Illegal crossings remain near record levels, surpassing 2 million for the second consecutive year during the 2023 fiscal year that ended Sept. 30. The span of the U.S.-Mexico border near Eagle Pass covered by Moses’s order has been among the busiest, with tens of thousands of migrants per month wading through the river or floating across on cheap rafts. Drownings are frequent.

The razor wire placed by Texas authorities has maimed and bloodied migrants at several locations. There is little evidence it has stopped people from reaching the United States.

After border-crossers used blankets and other garments to try to protect themselves from lacerations while crawling under or over the barrier, federal authorities cut a path through the wire to allow safe passage.

Biden officials say the sharp blades pose a hazard to U.S. agents as well as migrants.

Border Patrol agents have cut through the wire in other instances when groups of migrant families have arrived to the U.S. side of the riverbanks and become stranded. Because U.S. immigration law allows anyone who reaches U.S. territory to request humanitarian protection, Border Patrol agents generally take migrants into custody once they arrive to the U.S. side of the river.

Luis Miranda, a spokesperson for the Department of Homeland Security, declined to comment on the judge’s order.

Miranda said Border Patrol agents “have a responsibility under federal law to take those who have crossed onto U.S. soil without authorization into custody for processing” and “to act when there are conditions that put our workforce or migrants at risk.”

The Department of Homeland Security is complying with Moses’s order, Miranda said.

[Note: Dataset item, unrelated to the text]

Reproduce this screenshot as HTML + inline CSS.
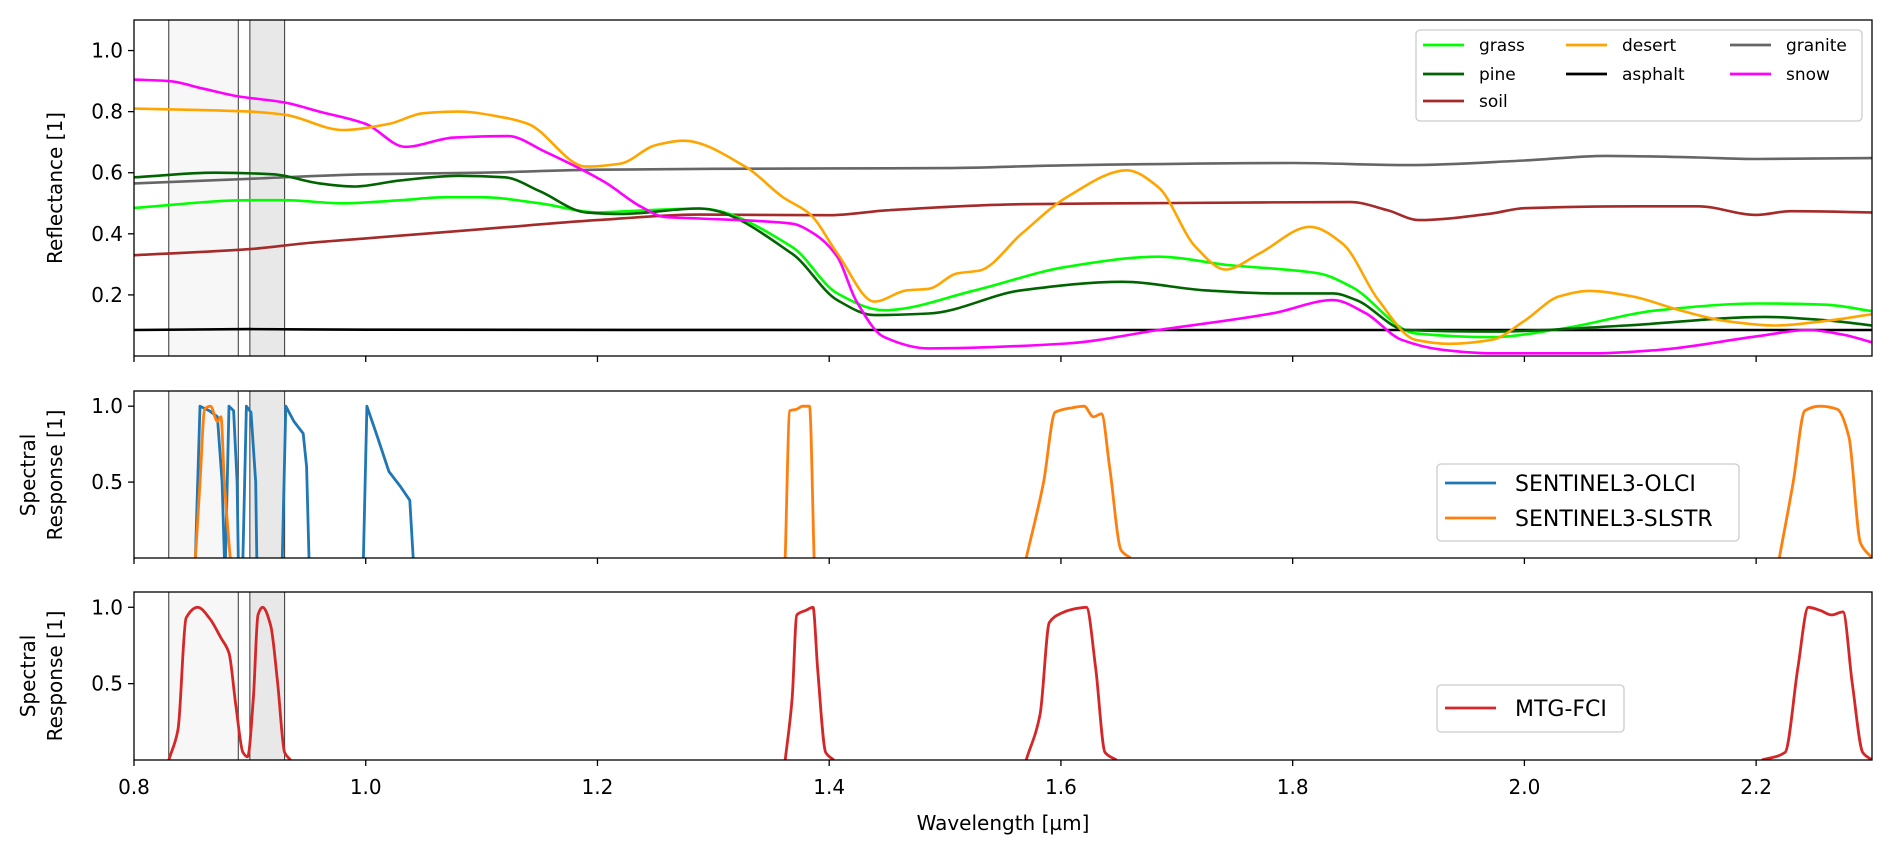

Moses said a subsequent hearing is needed to sort out the competing legal claims raised by the dispute, including instances in which private landowners have asked Texas officials to protect their property with the barriers.

The judge described the case as an intersection of “the private property rights of the persons consenting to the placement of the concertina wire on their land, the Plaintiff’s right to assist private property owners and avoid costs to the Plaintiff; and the Defendants’ responsibilities over national security and border security, and its powers to effectuate its duties, up to and including the destruction of private or state property.”

While the Biden administration has not challenged Texas’s right to place razor wire and fencing along the border, the Department of Justice is suing Abbott over a barrier made up of floating buoys in the Rio Grande.

In September, a federal judge ordered the state to move that barrier to the U.S. side of the river, but an appeals court stayed the ruling and allowed Texas to leave it in place. Spanning roughly 1,000 feet, the buoys are designed to prevent migrants from swimming or wading to the U.S. side, but state officials did not seek authorization from the federal government before installing them.

Construction activity in the river channel is regulated by international treaty agreements with Mexico, and the Mexican government opposes the buoy system on the grounds that it is likely to increase drownings.

Abbott and other Texas Republicans are seeking to broaden Operation Lone Star. Since 2022, Texas has sent about 60,000 migrants on buses to New York City, Chicago and other cities run by Democrats, according to the latest figures from Abbott’s office.

Last week, state representatives voted for measures that would spend more than $1 billion on additional border fencing, while increasing penalties for human smuggling.

The most controversial measure pending before Texas lawmakers would create a state crime for illegally entering Texas from Mexico, giving state police the authority to arrest violators and return them to Mexico — enforcement activities generally reserved for federal authorities.